__Aim of the exercise__. Scan the data for "this" and copy the lines it appears in.

__Data for processing__.
########################################

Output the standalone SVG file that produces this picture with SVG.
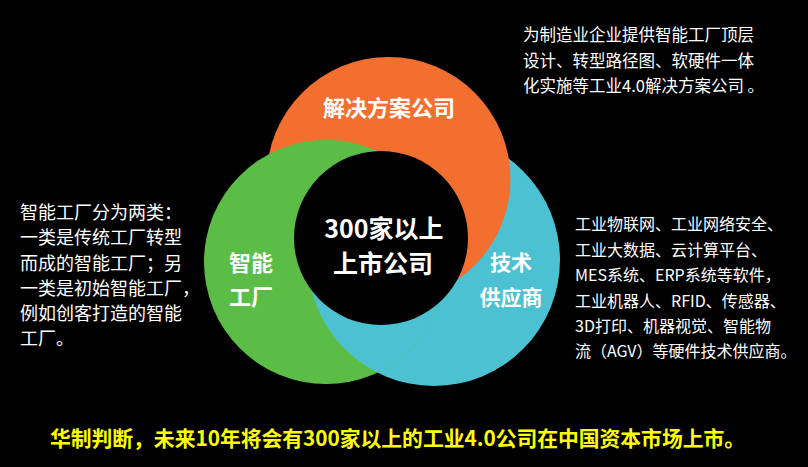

########################################

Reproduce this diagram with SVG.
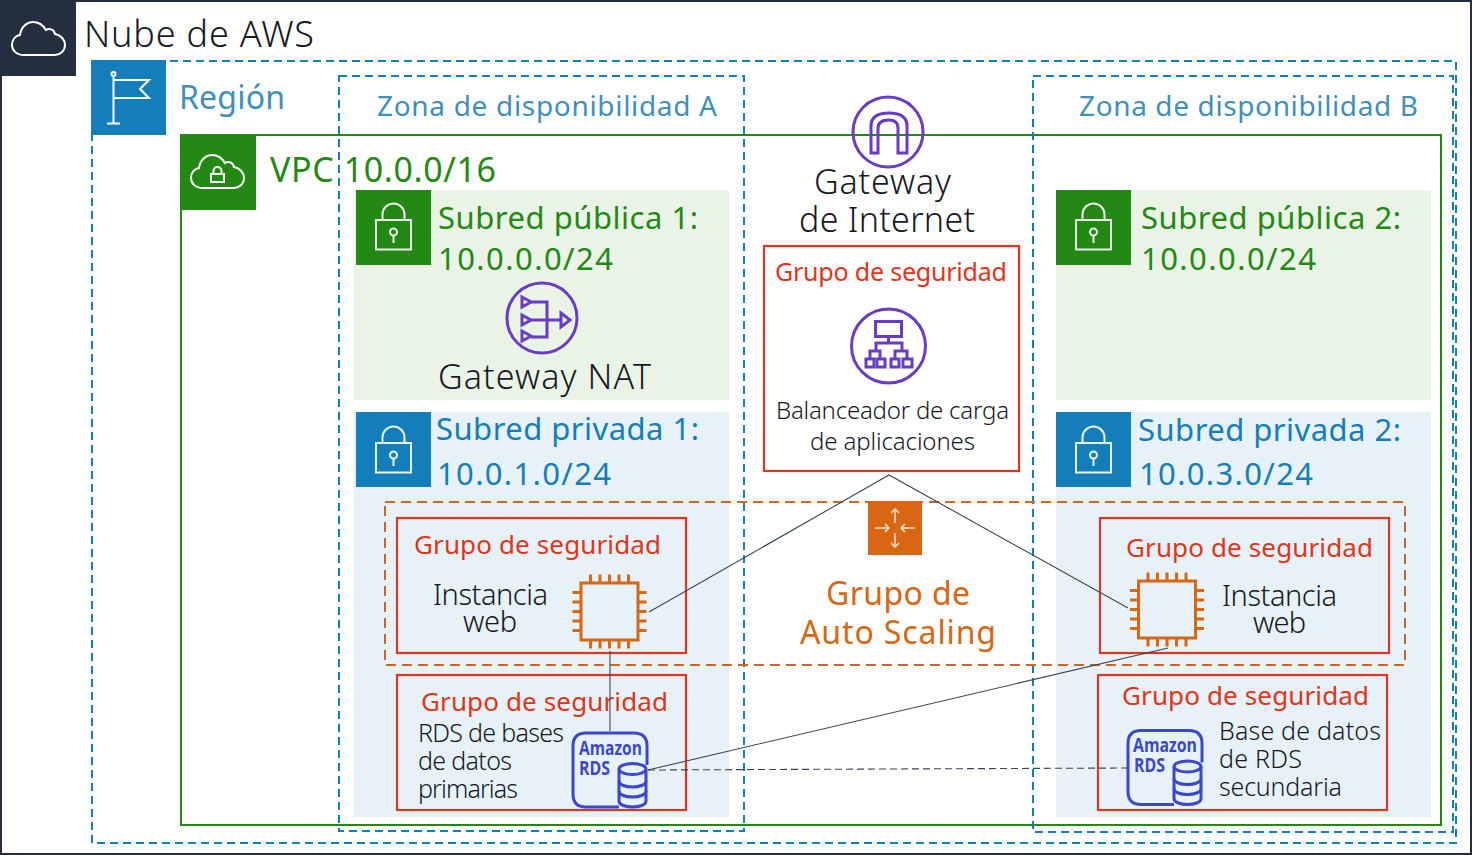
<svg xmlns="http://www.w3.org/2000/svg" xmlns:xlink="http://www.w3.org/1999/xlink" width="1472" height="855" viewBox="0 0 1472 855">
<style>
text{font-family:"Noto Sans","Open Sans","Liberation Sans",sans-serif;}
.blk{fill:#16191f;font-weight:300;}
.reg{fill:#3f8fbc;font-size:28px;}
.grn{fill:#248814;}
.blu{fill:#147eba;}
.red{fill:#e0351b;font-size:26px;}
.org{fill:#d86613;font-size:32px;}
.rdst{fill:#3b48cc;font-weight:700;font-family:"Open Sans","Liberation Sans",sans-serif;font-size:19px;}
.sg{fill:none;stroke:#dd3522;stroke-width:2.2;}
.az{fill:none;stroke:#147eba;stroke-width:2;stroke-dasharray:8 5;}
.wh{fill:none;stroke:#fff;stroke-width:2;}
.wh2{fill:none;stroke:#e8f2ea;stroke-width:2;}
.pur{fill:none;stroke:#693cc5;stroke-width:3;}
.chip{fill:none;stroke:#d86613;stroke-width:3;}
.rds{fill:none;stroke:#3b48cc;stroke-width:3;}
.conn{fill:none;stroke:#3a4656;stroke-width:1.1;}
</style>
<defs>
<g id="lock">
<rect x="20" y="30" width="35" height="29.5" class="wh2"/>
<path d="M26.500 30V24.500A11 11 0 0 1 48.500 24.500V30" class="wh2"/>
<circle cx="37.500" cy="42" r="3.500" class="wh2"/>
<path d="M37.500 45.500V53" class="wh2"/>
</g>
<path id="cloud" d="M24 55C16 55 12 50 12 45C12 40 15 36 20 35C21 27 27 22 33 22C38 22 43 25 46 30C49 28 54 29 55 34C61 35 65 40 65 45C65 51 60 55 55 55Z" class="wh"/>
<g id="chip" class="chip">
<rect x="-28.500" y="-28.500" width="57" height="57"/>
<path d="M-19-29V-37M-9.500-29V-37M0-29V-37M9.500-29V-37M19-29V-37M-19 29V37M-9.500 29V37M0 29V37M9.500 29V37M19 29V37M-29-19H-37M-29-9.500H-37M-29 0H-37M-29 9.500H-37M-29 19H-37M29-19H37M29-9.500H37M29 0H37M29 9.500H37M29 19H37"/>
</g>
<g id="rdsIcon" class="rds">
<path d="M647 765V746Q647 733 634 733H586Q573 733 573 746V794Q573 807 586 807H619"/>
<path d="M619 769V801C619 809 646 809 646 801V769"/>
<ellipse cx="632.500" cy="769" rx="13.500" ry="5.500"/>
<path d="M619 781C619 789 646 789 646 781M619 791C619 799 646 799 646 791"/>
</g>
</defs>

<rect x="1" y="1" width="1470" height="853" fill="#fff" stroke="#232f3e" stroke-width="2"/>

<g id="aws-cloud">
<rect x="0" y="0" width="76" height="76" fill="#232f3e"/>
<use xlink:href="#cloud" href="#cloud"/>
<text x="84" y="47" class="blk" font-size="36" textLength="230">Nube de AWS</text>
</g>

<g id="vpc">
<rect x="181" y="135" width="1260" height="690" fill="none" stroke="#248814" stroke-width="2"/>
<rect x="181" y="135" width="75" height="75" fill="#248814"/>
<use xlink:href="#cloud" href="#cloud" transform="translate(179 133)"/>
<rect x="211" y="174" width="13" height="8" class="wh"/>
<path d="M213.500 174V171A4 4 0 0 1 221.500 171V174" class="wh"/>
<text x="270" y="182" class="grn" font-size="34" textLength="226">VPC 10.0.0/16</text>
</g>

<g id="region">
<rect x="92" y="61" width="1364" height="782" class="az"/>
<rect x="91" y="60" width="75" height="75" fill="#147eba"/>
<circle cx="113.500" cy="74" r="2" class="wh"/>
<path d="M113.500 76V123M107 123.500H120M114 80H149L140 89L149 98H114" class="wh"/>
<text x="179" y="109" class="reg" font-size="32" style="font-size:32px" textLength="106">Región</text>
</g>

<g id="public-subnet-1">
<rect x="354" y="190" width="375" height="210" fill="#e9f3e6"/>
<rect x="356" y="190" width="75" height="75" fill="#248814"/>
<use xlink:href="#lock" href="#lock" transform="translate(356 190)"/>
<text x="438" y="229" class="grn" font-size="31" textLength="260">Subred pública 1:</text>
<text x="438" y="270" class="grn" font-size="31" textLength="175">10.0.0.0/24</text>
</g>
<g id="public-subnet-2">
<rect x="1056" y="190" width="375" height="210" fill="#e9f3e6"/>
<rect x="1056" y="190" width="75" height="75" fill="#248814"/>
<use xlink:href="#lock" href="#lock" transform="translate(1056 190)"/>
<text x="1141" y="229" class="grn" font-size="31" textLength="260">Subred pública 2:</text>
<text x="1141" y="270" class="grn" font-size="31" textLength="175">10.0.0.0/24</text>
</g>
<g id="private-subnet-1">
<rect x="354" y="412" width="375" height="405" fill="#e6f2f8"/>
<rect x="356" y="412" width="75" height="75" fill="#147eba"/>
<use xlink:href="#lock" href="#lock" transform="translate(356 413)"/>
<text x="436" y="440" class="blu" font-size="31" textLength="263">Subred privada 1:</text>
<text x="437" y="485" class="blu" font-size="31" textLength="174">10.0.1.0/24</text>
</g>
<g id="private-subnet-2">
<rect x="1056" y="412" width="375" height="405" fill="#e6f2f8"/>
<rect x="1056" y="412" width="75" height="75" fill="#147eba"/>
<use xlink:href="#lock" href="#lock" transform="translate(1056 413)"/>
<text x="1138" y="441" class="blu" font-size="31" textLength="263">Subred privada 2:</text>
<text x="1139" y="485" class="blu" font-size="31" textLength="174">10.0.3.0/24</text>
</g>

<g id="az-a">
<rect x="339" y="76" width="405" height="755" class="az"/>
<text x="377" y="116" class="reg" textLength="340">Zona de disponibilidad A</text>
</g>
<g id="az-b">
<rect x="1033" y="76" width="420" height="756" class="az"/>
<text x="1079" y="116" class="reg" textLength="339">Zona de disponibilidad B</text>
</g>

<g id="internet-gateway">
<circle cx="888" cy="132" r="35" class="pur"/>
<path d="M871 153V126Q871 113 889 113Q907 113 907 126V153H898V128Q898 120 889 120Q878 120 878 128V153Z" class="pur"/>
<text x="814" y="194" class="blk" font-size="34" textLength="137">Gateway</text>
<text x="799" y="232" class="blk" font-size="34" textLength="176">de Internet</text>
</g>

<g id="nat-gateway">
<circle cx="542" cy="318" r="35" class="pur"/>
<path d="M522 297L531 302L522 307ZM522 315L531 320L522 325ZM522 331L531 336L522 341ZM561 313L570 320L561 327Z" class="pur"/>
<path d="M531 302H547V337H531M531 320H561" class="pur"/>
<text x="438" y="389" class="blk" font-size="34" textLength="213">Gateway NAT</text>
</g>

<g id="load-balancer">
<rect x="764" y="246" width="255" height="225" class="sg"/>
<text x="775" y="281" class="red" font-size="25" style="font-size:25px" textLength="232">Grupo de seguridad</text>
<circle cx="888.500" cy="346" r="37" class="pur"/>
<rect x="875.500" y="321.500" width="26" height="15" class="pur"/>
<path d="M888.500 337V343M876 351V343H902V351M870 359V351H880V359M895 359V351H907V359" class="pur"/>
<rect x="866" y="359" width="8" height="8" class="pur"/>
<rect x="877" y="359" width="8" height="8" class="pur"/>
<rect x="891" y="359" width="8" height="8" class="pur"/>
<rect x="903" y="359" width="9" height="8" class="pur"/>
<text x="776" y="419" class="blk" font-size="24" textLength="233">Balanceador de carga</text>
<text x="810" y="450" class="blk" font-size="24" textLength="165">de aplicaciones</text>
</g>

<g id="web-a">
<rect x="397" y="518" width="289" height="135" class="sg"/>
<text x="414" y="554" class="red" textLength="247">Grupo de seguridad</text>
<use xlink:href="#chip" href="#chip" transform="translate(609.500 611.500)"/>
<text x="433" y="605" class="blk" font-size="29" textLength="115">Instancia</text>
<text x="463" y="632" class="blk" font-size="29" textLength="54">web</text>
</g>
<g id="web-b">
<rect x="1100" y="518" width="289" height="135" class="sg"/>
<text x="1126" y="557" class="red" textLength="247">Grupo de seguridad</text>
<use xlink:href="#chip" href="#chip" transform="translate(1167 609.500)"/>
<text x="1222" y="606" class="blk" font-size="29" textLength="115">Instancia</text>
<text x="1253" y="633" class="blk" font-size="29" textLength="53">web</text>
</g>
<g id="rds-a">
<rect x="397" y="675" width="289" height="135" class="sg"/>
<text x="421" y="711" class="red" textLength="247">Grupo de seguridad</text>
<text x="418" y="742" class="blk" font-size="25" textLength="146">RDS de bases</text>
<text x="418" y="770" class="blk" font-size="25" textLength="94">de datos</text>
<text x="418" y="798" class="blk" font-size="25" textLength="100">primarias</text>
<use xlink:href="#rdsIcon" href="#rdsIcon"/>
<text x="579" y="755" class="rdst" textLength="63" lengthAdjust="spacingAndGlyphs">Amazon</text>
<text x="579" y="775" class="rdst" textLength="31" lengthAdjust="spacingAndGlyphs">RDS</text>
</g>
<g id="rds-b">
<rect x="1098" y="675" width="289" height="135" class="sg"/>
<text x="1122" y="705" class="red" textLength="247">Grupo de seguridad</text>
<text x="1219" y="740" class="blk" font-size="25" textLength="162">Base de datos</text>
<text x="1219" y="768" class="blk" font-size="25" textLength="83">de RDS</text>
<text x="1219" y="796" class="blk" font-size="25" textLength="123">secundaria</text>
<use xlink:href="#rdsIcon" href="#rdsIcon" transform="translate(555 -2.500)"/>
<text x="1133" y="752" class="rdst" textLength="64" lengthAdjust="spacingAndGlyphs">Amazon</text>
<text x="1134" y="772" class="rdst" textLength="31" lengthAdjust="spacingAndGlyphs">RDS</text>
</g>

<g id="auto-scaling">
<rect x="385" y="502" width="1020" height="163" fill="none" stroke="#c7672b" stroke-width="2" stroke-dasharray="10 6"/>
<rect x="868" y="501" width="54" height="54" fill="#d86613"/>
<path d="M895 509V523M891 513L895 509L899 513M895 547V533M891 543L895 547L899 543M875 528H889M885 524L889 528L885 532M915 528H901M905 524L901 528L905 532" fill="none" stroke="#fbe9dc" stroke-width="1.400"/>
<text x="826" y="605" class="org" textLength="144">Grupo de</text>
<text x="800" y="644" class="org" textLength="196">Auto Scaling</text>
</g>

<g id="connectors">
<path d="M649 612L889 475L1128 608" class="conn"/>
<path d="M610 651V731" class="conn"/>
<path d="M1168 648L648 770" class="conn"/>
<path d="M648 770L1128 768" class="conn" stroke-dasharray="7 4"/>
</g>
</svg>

########################################

__Final result__.
Output the standalone SVG file that produces this picture with SVG.
Reproduce this diagram with SVG.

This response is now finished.